Ahead of the holiday season, 88% of adults said they were worried about theft of online purchases, with more than a quarter saying they were “extremely” or “very” concerned.
But it doesn’t have to be that way. There are some low-tech steps consumers can take to help guard against porch piracy along with some high-tech logistics-focused innovations in the pipeline that can protect deliveries in the last mile. First, some common-sense advice on avoiding package theft from the Security.org research:
Install a doorbell camera, which is a relatively low-cost deterrent.
Bring packages inside promptly or arrange to have them delivered to a secure location if no one will be at home.

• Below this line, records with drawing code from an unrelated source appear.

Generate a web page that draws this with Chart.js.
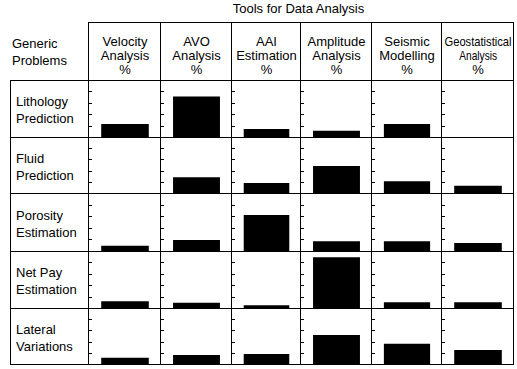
<!DOCTYPE html>
<html>
<head>
<meta charset="utf-8">
<script src="https://cdn.jsdelivr.net/npm/chart.js@4/dist/chart.umd.min.js"></script>
<style>
  html, body { margin: 0; padding: 0; background: #fff; }
  #wrap { position: relative; width: 517px; height: 369px; overflow: hidden; font-family: "Liberation Sans", Arial, sans-serif; font-size: 13px; color: #000; }
  .ln { position: absolute; background: #000; }
  .txt { position: absolute; white-space: nowrap; }
  .txt span { display: inline-block; }
  canvas { position: absolute; }
</style>
</head>
<body>
<div id="wrap"></div>
<script>
// ---- data ----
const title = "Tools for Data Analysis";
const cornerLabel = ["Generic", "Problems"];
const tools = [
  ["Velocity", "Analysis", "%"],
  ["AVO", "Analysis", "%"],
  ["AAI", "Estimation", "%"],
  ["Amplitude", "Analysis", "%"],
  ["Seismic", "Modelling", "%"],
  ["Geostatistical", "Analysis", "%"]
];
const problems = [
  ["Lithology", "Prediction"],
  ["Fluid", "Prediction"],
  ["Porosity", "Estimation"],
  ["Net Pay", "Estimation"],
  ["Lateral", "Variations"]
];
// values (%) per tool, one per problem (top to bottom)
const velocityAnalysis       = [23, 0, 9, 12, 11];
const avoAnalysis            = [71, 28, 19, 9, 16];
const aaiEstimation          = [14, 18, 62, 5, 18];
const amplitudeAnalysis      = [11, 48, 17, 89, 52];
const seismicModelling       = [23, 21, 17, 10, 36];
const geostatisticalAnalysis = [0, 13, 14, 10, 25];
const tickValues = [20, 40, 60, 80];
const axisMax = 100;

const series = [velocityAnalysis, avoAnalysis, aaiEstimation, amplitudeAnalysis, seismicModelling, geostatisticalAnalysis];

// ---- layout ----
const colX = [88, 160, 231, 300, 371, 441, 513];
const rowY = [80, 137, 193, 251, 308, 364];
const headTop = 22;
const labelLeft = 10;
const wrap = document.getElementById('wrap');

function line(x, y, w, h) {
  const d = document.createElement('div');
  d.className = 'ln';
  d.style.left = x + 'px'; d.style.top = y + 'px';
  d.style.width = w + 'px'; d.style.height = h + 'px';
  wrap.appendChild(d);
}
function text(str, x, y, align, scaleX) {
  const d = document.createElement('div');
  d.className = 'txt';
  const s = document.createElement('span');
  s.textContent = str;
  if (scaleX) { s.style.transform = 'scaleX(' + scaleX + ')'; s.style.transformOrigin = 'center'; }
  d.appendChild(s);
  d.style.top = (y - 8) + 'px';
  d.style.lineHeight = '16px';
  if (align === 'center') {
    d.style.left = (x - 100) + 'px'; d.style.width = '200px'; d.style.textAlign = 'center';
  } else {
    d.style.left = x + 'px';
  }
  wrap.appendChild(d);
}

// title
text(title, (colX[0] + colX[6]) / 2 - 2, 8.5, 'center');
// corner label
text(cornerLabel[0], 12, 44, 'left');
text(cornerLabel[1], 12, 61, 'left');
// headers
tools.forEach((lines, c) => {
  const cx = (colX[c] + colX[c + 1]) / 2 + 1;
  const narrow = lines[0].length > 12;
  lines.forEach((s, i) => {
    const sc = narrow ? (i === 0 ? 0.86 : (i === 1 ? 0.78 : null)) : null;
    text(s, cx, 41.5 + i * 14, 'center', sc);
  });
});
// row labels
problems.forEach((lines, r) => {
  const cy = (rowY[r] + rowY[r + 1]) / 2 + 2;
  text(lines[0], 16, cy - 8.5, 'left');
  text(lines[1], 16, cy + 8.5, 'left');
});

// tick plugin: short inward ticks on each cell's left edge
const tickPlugin = {
  id: 'innerTicks',
  afterDraw(chart) {
    const ctx = chart.ctx;
    const ys = chart.scales.y;
    ctx.save();
    ctx.strokeStyle = '#000';
    ctx.lineWidth = 1;
    ctx.beginPath();
    tickValues.forEach(v => {
      const y = Math.round(ys.getPixelForValue(v)) + 0.5;
      ctx.moveTo(0, y);
      ctx.lineTo(4, y);
    });
    ctx.stroke();
    ctx.restore();
  }
};

// charts
for (let r = 0; r < problems.length; r++) {
  for (let c = 0; c < tools.length; c++) {
    const cv = document.createElement('canvas');
    const w = colX[c + 1] - colX[c];
    const h = rowY[r + 1] - rowY[r];
    cv.width = w; cv.height = h;
    cv.style.left = colX[c] + 'px';
    cv.style.top = rowY[r] + 'px';
    cv.style.width = w + 'px'; cv.style.height = h + 'px';
    wrap.appendChild(cv);
    new Chart(cv, {
      type: 'bar',
      data: {
        labels: [problems[r].join(' ')],
        datasets: [{
          label: tools[c].slice(0, 2).join(' '),
          data: [series[c][r]],
          backgroundColor: '#000',
          borderWidth: 0,
          barPercentage: 0.68,
          categoryPercentage: 1
        }]
      },
      options: {
        responsive: false,
        animation: false,
        events: [],
        devicePixelRatio: 1,
        layout: { padding: { left: 2, right: 0, top: 0, bottom: 0 } },
        plugins: { legend: { display: false }, tooltip: { enabled: false } },
        scales: {
          x: { display: false },
          y: { display: false, min: 0, max: axisMax }
        }
      },
      plugins: [tickPlugin]
    });
  }
}

// grid lines
line(colX[0], headTop, colX[6] - colX[0] + 1, 1);
rowY.forEach(y => line(labelLeft, y, colX[6] - labelLeft + 1, 1));
line(labelLeft, rowY[0], 1, rowY[5] - rowY[0] + 1);
colX.forEach(x => line(x, headTop, 1, rowY[5] - headTop + 1));
</script>
</body>
</html>
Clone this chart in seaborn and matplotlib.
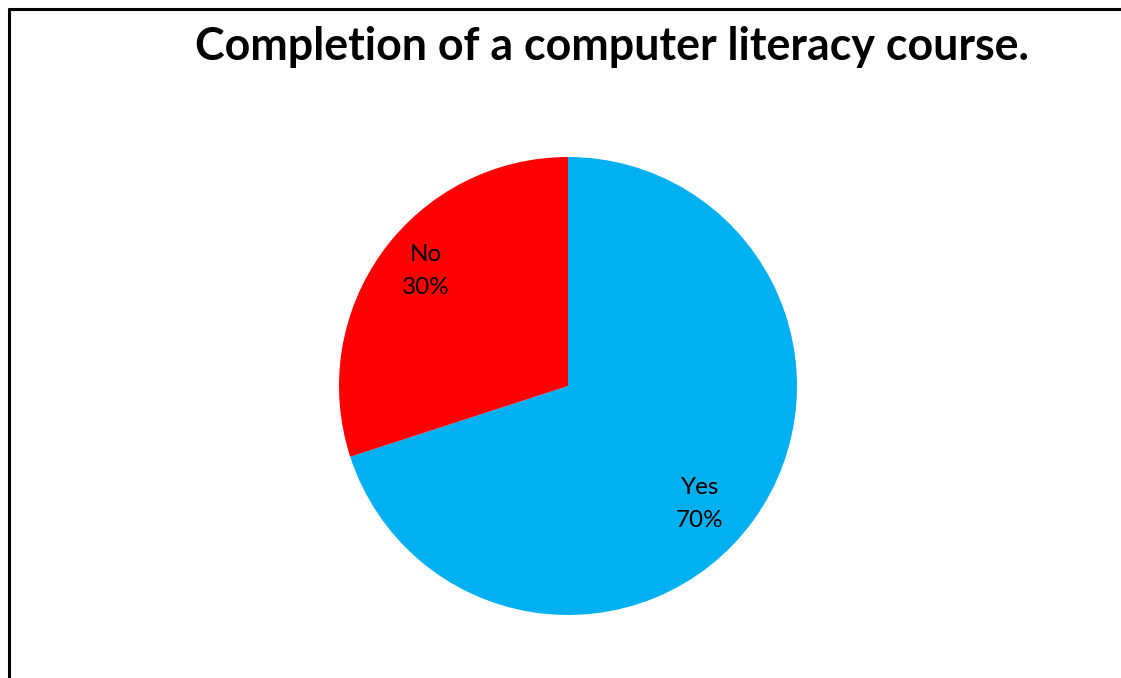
import matplotlib
matplotlib.use("Agg")
import matplotlib.pyplot as plt
import seaborn as sns

categories = ["Yes", "No"]
values = [70, 30]
colors = ["#00B0F0", "#FF0000"]
title = "Completion of a computer literacy course."

sns.set_theme(style="white")
plt.rcParams['font.family'] = ['Lato', 'DejaVu Sans']

W, H = 1121, 678
fig = plt.figure(figsize=(W / 100, H / 100), dpi=100)
fig.patch.set_facecolor("white")

cx, cy, r = 568, 386, 229
ax = fig.add_axes([(cx - r) / W, (H - cy - r) / H, 2 * r / W, 2 * r / H])

labels_iter = iter(categories)

def fmt(p):
    return f"{next(labels_iter)}\n{p:.0f}%"

wedges, texts, autotexts = ax.pie(
    values, colors=colors, startangle=90, counterclock=False,
    autopct=fmt, pctdistance=0.78, radius=1.0,
    wedgeprops=dict(linewidth=0),
    textprops=dict(fontsize=17.5, color="black", linespacing=1.68))
# label placement offsets (Excel-style positioning)
label_pos = [(0.576, -0.515), (-0.620, 0.502)]
for t, pos in zip(autotexts, label_pos):
    t.set_position(pos)
ax.set_xlim(-1, 1)
ax.set_ylim(-1, 1)
ax.set_aspect("equal")
ax.axis("off")

fig.text(612 / W, 1 - 47 / H, title, ha="center", va="center",
         fontsize=32.2, fontweight="bold", color="black")

# frame lines
fig.add_artist(plt.Line2D([8.5 / W, 8.5 / W], [0, 1 - 9 / H], color="black", lw=2.2,
                          transform=fig.transFigure))
fig.add_artist(plt.Line2D([8.5 / W, 1], [1 - 9 / H, 1 - 9 / H], color="black", lw=2.2,
                          transform=fig.transFigure))

fig.savefig("out.png", dpi=100)
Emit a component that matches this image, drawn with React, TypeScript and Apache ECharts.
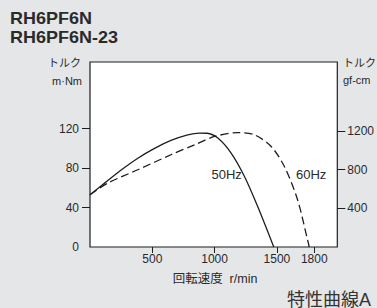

Consider using click-and-collect options when possible.
If the retailer allows you to specify delivery-time windows, consider doing so to avoid having packages sit outside for extended periods.
These steps may sound basic, but they are by no means a given: Fewer than half of Americans consider the timing of deliveries, less than a third have a doorbell camera, and nearly one-fifth take no precautions to prevent package theft, according to the research.
Tech vendors are stepping up to help. One example is
Arrive AI, which develops smart mailboxes for last-mile delivery and pickup. The company says its Mailbox-as-a-Service (MaaS) platform will revolutionize the last mile by building a network of parcel-storage boxes that can be accessed by people, drones, or robots. In a nutshell: Packages are placed into a weatherproof box via drone, robot, driverless carrier, or traditional delivery method—and no one other than the rightful owner can access it.
Although the platform is still in development, the company already offers solutions for business clients looking to secure high-value deliveries and sensitive shipments. The health-care industry is one example: Arrive AI offers secure drone delivery of medical supplies, prescriptions, lab samples, and the like to hospitals and other health-care facilities. The platform provides real-time tracking, chain-of-custody controls, and theft-prevention features. Arrive is conducting short-term deployments between logistics companies and health-care partners now, according to a company spokesperson.
The MaaS solution has a pretty high cool factor. And the common-sense best practices just seem like solid advice. Maybe combining both is the key to a more secure last mile—during peak shipping season and throughout the year as well.